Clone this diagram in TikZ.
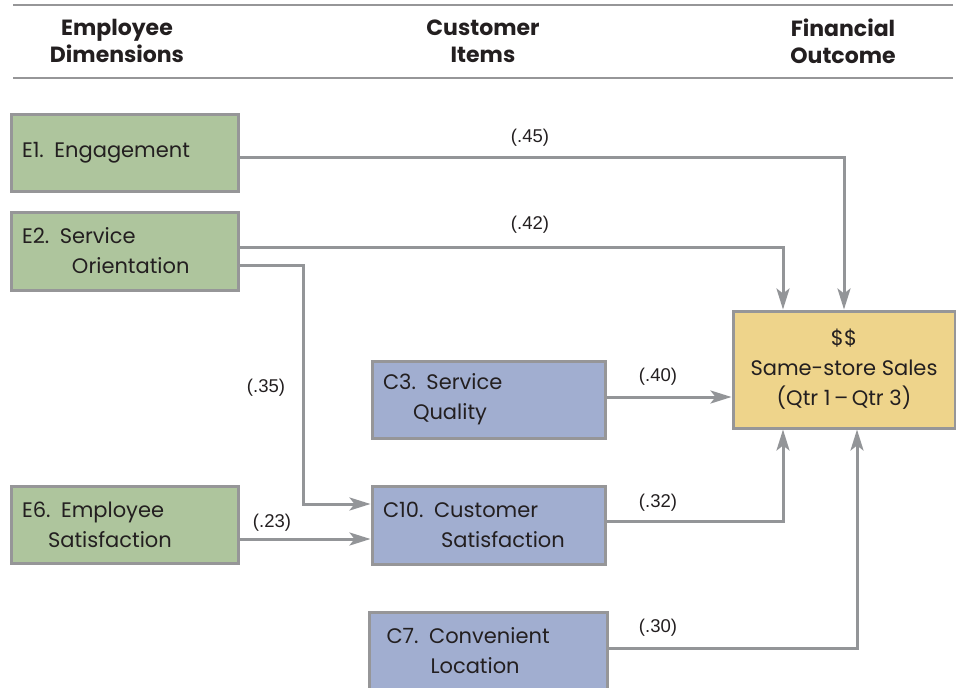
\documentclass[tikz,border=0pt]{standalone}
\usepackage{fontspec}
\setmainfont{Poppins}
\newfontfamily\labelfont{Liberation Sans}
\usetikzlibrary{arrows.meta}
\definecolor{boxgreen}{HTML}{AEC59D}
\definecolor{boxblue}{HTML}{A1AED0}
\definecolor{boxyellow}{HTML}{EED48B}
\definecolor{boxborder}{HTML}{969698}
\definecolor{arrowgray}{HTML}{939598}
\definecolor{inkcol}{HTML}{231F20}
\tikzset{
  box/.style={rectangle, draw=boxborder, line width=3pt, align=left, text=inkcol,
    font=\fontsize{21}{30}\selectfont, inner ysep=0pt},
  ebox/.style={box, fill=boxgreen, minimum width=227pt, minimum height=77pt, text width=205pt, inner xsep=11pt},
  cbox/.style={box, fill=boxblue, minimum width=233pt, minimum height=77pt, text width=211pt, inner xsep=11pt},
  sbox/.style={box, fill=boxyellow, minimum width=222pt, minimum height=117pt, align=center, inner xsep=0pt},
  head/.style={align=center, text=inkcol, font=\fontsize{22}{27}\selectfont\bfseries},
  lab/.style={text=inkcol, font=\labelfont\fontsize{18.5}{22}\selectfont, inner sep=0pt},
  conn/.style={draw=arrowgray, line width=3pt, -{Stealth[length=21pt,width=13pt,inset=5pt]}},
  rulel/.style={draw=boxborder, line width=2pt}
}
\begin{document}
\begin{tikzpicture}[x=1pt,y=-1pt]
\useasboundingbox (0,0) rectangle (956,688);
\draw[rulel] (13,5) -- (953,5);
\draw[rulel] (13,78) -- (953,78);
\node[head] (h1) at (117,41) {Employee\\Dimensions};
\node[head] (h2) at (483,41) {Customer\\Items};
\node[head] (h3) at (843,41) {Financial\\Outcome};

\node[ebox] (E1) at (124.5,152.5) {E1. Engagement};
\node[ebox, minimum height=78pt] (E2) at (124.5,251) {E2. Service\\\hspace*{50pt}Orientation};
\node[ebox] (E6) at (124.5,524.5) {E6. Employee\\\hspace*{26pt}Satisfaction};
\node[cbox] (C3) at (488.5,399.5) {C3. Service\\\hspace*{30pt}Quality};
\node[cbox, minimum height=78pt] (C10) at (488.5,525) {C10. Customer\\\hspace*{58pt}Satisfaction};
\node[cbox, minimum height=78pt, text width=204pt, inner xsep=17pt] (C7) at (488.5,651) {C7. Convenient\\\hspace*{44pt}Location};
\node[sbox] (S) at (844,369.5) {\$\$\\Same-store Sales\\(Qtr 1\,–\,Qtr 3)};

\draw[conn] (E1.east |- 0,157) -| (S.north);
\draw[conn] (E2.east |- 0,247) -| (S.north -| 783,0);
\draw[conn] (E2.east |- 0,265) -- (303,265) |- (C10.west |- 0,504);
\draw[conn] (E6.east |- 0,539) -- (C10.west |- 0,539);
\draw[conn] (C3.east |- 0,397) -- (S.west |- 0,397);
\draw[conn] (C10.east |- 0,521) -| (S.south -| 783,0);
\draw[conn] (C7.east |- 0,648) -| (S.south -| 857,0);

\node[lab] (l45) at (530,138) {(.45)};
\node[lab] (l42) at (530,225) {(.42)};
\node[lab] (l35) at (266,388) {(.35)};
\node[lab] (l40) at (658,377) {(.40)};
\node[lab] (l23) at (272,523) {(.23)};
\node[lab] (l32) at (658,503) {(.32)};
\node[lab] (l30) at (658,628) {(.30)};
\end{tikzpicture}
\end{document}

### DIRECTIONS
Quote the data exactly, leaving every image out of the copy.

### THE REPLY
Clone this diagram in TikZ.
\documentclass[tikz,border=0pt]{standalone}
\usepackage{fontspec}
\setmainfont{Poppins}
\newfontfamily\labelfont{Liberation Sans}
\usetikzlibrary{arrows.meta}
\definecolor{boxgreen}{HTML}{AEC59D}
\definecolor{boxblue}{HTML}{A1AED0}
\definecolor{boxyellow}{HTML}{EED48B}
\definecolor{boxborder}{HTML}{969698}
\definecolor{arrowgray}{HTML}{939598}
\definecolor{inkcol}{HTML}{231F20}
\tikzset{
  box/.style={rectangle, draw=boxborder, line width=3pt, align=left, text=inkcol,
    font=\fontsize{21}{30}\selectfont, inner ysep=0pt},
  ebox/.style={box, fill=boxgreen, minimum width=227pt, minimum height=77pt, text width=205pt, inner xsep=11pt},
  cbox/.style={box, fill=boxblue, minimum width=233pt, minimum height=77pt, text width=211pt, inner xsep=11pt},
  sbox/.style={box, fill=boxyellow, minimum width=222pt, minimum height=117pt, align=center, inner xsep=0pt},
  head/.style={align=center, text=inkcol, font=\fontsize{22}{27}\selectfont\bfseries},
  lab/.style={text=inkcol, font=\labelfont\fontsize{18.5}{22}\selectfont, inner sep=0pt},
  conn/.style={draw=arrowgray, line width=3pt, -{Stealth[length=21pt,width=13pt,inset=5pt]}},
  rulel/.style={draw=boxborder, line width=2pt}
}
\begin{document}
\begin{tikzpicture}[x=1pt,y=-1pt]
\useasboundingbox (0,0) rectangle (956,688);
\draw[rulel] (13,5) -- (953,5);
\draw[rulel] (13,78) -- (953,78);
\node[head] (h1) at (117,41) {Employee\\Dimensions};
\node[head] (h2) at (483,41) {Customer\\Items};
\node[head] (h3) at (843,41) {Financial\\Outcome};

\node[ebox] (E1) at (124.5,152.5) {E1. Engagement};
\node[ebox, minimum height=78pt] (E2) at (124.5,251) {E2. Service\\\hspace*{50pt}Orientation};
\node[ebox] (E6) at (124.5,524.5) {E6. Employee\\\hspace*{26pt}Satisfaction};
\node[cbox] (C3) at (488.5,399.5) {C3. Service\\\hspace*{30pt}Quality};
\node[cbox, minimum height=78pt] (C10) at (488.5,525) {C10. Customer\\\hspace*{58pt}Satisfaction};
\node[cbox, minimum height=78pt, text width=204pt, inner xsep=17pt] (C7) at (488.5,651) {C7. Convenient\\\hspace*{44pt}Location};
\node[sbox] (S) at (844,369.5) {\$\$\\Same-store Sales\\(Qtr 1\,–\,Qtr 3)};

\draw[conn] (E1.east |- 0,157) -| (S.north);
\draw[conn] (E2.east |- 0,247) -| (S.north -| 783,0);
\draw[conn] (E2.east |- 0,265) -- (303,265) |- (C10.west |- 0,504);
\draw[conn] (E6.east |- 0,539) -- (C10.west |- 0,539);
\draw[conn] (C3.east |- 0,397) -- (S.west |- 0,397);
\draw[conn] (C10.east |- 0,521) -| (S.south -| 783,0);
\draw[conn] (C7.east |- 0,648) -| (S.south -| 857,0);

\node[lab] (l45) at (530,138) {(.45)};
\node[lab] (l42) at (530,225) {(.42)};
\node[lab] (l35) at (266,388) {(.35)};
\node[lab] (l40) at (658,377) {(.40)};
\node[lab] (l23) at (272,523) {(.23)};
\node[lab] (l32) at (658,503) {(.32)};
\node[lab] (l30) at (658,628) {(.30)};
\end{tikzpicture}
\end{document}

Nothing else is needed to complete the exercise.